Extract the first line of the entries below and every line after it up to the one containing "45.0, 45.0, 45.0]", both kept. Pictures are excluded.

>> start Records for the exercise

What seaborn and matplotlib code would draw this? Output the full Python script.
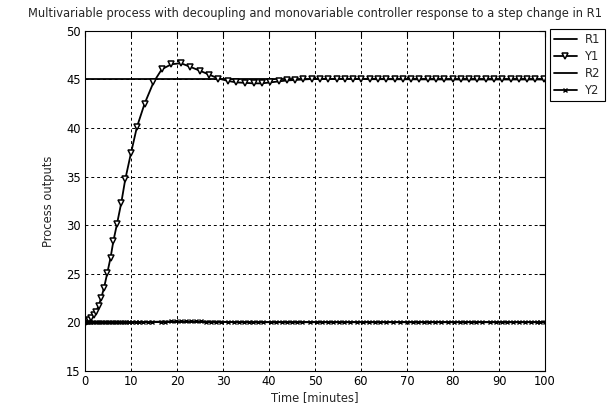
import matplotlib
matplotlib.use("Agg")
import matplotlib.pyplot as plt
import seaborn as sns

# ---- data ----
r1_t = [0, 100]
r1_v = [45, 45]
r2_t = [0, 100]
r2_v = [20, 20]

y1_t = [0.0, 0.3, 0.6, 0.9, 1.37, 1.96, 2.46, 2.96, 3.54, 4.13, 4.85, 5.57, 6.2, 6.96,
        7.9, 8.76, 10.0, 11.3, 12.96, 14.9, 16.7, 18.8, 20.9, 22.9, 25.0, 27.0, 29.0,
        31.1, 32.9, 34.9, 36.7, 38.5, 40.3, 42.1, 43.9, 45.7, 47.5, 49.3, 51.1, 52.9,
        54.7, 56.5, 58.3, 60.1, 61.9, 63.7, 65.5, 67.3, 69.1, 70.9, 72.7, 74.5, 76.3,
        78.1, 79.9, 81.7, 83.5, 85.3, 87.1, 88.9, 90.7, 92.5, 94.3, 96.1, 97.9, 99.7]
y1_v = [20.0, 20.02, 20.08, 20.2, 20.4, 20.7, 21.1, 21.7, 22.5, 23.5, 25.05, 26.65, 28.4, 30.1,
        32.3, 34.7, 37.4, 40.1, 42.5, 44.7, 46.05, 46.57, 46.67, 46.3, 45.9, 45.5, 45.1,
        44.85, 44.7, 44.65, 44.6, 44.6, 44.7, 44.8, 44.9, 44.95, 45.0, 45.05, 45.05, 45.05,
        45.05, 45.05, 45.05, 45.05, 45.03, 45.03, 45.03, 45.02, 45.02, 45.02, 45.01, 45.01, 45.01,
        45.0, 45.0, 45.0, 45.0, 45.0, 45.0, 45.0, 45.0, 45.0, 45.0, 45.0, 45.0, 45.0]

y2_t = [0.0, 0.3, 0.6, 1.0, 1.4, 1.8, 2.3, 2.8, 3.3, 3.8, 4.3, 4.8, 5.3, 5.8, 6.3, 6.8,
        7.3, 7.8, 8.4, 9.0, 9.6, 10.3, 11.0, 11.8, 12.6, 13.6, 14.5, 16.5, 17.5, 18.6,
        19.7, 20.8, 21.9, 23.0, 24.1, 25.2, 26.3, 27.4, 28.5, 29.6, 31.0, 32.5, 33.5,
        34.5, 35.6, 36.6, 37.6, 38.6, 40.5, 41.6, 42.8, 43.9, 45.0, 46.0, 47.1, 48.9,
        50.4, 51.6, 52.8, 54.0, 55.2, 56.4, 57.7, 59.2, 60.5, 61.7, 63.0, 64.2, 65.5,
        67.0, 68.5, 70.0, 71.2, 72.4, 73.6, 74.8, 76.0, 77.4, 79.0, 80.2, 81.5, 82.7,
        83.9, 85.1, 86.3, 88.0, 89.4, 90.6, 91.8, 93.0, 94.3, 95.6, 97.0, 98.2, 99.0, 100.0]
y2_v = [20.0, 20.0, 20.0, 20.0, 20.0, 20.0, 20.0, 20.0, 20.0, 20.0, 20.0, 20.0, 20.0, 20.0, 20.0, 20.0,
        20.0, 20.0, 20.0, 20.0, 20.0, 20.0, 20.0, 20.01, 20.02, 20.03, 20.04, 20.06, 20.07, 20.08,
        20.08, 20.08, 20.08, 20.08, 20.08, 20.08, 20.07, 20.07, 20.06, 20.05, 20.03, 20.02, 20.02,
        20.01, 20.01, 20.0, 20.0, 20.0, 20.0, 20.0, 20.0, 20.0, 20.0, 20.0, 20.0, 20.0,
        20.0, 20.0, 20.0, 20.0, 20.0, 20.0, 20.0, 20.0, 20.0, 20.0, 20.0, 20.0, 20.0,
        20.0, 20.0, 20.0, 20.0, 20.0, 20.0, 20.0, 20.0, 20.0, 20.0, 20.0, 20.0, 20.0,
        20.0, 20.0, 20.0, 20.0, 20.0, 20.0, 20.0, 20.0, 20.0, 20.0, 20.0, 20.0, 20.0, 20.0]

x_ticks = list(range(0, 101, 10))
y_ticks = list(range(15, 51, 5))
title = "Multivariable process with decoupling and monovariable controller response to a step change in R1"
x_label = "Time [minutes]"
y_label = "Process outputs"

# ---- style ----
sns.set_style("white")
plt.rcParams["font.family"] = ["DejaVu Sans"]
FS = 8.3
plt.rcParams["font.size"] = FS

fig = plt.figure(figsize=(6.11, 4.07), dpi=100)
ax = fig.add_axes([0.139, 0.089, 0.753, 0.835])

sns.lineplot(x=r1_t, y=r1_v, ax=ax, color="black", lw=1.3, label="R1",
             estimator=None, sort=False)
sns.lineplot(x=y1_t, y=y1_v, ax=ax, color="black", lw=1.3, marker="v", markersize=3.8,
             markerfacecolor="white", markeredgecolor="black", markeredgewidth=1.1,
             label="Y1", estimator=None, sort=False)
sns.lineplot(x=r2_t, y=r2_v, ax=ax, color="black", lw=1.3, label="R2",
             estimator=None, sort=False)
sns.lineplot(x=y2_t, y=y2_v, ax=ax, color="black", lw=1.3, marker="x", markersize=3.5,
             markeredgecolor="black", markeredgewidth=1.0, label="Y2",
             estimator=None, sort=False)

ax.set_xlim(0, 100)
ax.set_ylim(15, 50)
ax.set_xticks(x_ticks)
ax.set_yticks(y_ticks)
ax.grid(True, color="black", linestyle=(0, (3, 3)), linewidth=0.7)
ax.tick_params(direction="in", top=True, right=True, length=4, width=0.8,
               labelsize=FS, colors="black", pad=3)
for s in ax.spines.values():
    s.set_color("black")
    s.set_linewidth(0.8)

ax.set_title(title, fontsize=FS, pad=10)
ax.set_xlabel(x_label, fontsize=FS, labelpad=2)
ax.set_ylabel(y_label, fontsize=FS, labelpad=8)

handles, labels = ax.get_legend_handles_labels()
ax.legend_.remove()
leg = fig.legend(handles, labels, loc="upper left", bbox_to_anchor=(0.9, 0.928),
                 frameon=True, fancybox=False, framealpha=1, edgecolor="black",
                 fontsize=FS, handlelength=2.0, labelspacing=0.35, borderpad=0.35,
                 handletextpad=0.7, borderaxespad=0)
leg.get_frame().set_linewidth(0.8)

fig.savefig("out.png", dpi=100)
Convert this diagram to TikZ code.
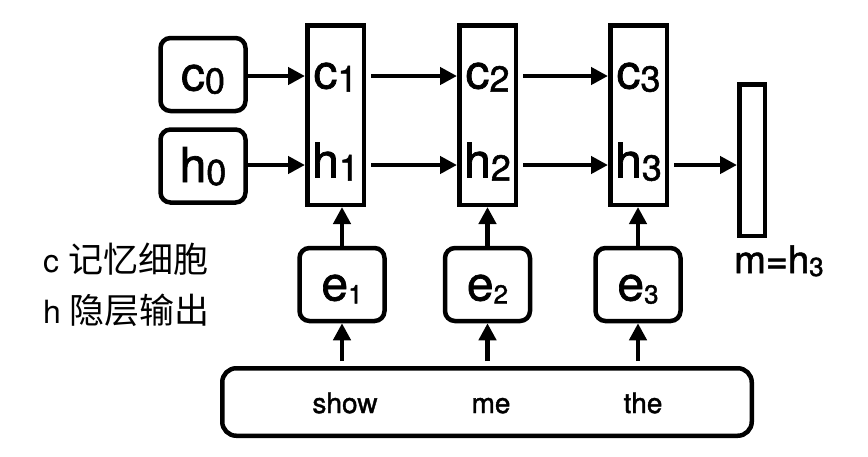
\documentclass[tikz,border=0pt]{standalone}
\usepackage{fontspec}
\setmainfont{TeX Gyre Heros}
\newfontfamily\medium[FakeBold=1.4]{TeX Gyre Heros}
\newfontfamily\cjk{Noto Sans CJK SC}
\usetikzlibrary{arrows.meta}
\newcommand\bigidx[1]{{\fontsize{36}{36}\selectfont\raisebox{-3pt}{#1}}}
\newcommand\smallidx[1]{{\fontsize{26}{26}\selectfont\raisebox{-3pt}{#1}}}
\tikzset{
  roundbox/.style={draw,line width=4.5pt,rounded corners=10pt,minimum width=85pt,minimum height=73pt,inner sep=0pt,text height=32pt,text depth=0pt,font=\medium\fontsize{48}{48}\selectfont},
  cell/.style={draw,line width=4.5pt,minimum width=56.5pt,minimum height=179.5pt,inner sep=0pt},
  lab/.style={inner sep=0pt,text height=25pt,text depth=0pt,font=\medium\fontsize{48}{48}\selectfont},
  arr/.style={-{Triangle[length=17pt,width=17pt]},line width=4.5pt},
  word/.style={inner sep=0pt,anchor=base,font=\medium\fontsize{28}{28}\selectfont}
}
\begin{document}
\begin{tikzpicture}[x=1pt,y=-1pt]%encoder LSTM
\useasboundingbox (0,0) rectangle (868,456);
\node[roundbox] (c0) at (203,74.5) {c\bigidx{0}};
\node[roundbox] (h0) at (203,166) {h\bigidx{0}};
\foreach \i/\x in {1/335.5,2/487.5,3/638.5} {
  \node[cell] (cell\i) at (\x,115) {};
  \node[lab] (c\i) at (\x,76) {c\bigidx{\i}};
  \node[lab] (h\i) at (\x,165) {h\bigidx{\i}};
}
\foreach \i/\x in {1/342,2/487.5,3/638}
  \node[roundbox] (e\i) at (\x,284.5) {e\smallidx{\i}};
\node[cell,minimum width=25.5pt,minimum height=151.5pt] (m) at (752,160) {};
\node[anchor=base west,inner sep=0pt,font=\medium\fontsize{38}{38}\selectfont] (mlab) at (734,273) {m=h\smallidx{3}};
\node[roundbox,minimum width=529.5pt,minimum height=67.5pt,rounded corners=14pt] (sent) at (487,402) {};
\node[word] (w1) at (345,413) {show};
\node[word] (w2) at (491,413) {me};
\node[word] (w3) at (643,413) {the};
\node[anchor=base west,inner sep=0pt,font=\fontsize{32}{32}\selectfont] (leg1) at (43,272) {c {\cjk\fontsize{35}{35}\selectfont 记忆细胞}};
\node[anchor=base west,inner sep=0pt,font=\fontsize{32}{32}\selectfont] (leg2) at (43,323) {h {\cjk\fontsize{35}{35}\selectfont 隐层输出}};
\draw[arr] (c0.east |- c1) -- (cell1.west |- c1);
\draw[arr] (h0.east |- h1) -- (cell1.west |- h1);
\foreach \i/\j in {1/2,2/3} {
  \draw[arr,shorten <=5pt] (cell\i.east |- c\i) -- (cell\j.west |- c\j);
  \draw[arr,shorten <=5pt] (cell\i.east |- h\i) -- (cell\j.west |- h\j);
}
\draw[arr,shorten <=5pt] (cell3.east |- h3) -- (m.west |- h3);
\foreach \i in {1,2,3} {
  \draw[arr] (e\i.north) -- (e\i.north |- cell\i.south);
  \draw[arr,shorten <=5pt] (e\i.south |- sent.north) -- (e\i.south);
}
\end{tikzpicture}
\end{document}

>> end Records for the exercise

Solution:
What seaborn and matplotlib code would draw this? Output the full Python script.
import matplotlib
matplotlib.use("Agg")
import matplotlib.pyplot as plt
import seaborn as sns

# ---- data ----
r1_t = [0, 100]
r1_v = [45, 45]
r2_t = [0, 100]
r2_v = [20, 20]

y1_t = [0.0, 0.3, 0.6, 0.9, 1.37, 1.96, 2.46, 2.96, 3.54, 4.13, 4.85, 5.57, 6.2, 6.96,
        7.9, 8.76, 10.0, 11.3, 12.96, 14.9, 16.7, 18.8, 20.9, 22.9, 25.0, 27.0, 29.0,
        31.1, 32.9, 34.9, 36.7, 38.5, 40.3, 42.1, 43.9, 45.7, 47.5, 49.3, 51.1, 52.9,
        54.7, 56.5, 58.3, 60.1, 61.9, 63.7, 65.5, 67.3, 69.1, 70.9, 72.7, 74.5, 76.3,
        78.1, 79.9, 81.7, 83.5, 85.3, 87.1, 88.9, 90.7, 92.5, 94.3, 96.1, 97.9, 99.7]
y1_v = [20.0, 20.02, 20.08, 20.2, 20.4, 20.7, 21.1, 21.7, 22.5, 23.5, 25.05, 26.65, 28.4, 30.1,
        32.3, 34.7, 37.4, 40.1, 42.5, 44.7, 46.05, 46.57, 46.67, 46.3, 45.9, 45.5, 45.1,
        44.85, 44.7, 44.65, 44.6, 44.6, 44.7, 44.8, 44.9, 44.95, 45.0, 45.05, 45.05, 45.05,
        45.05, 45.05, 45.05, 45.05, 45.03, 45.03, 45.03, 45.02, 45.02, 45.02, 45.01, 45.01, 45.01,
        45.0, 45.0, 45.0, 45.0, 45.0, 45.0, 45.0, 45.0, 45.0, 45.0, 45.0, 45.0, 45.0]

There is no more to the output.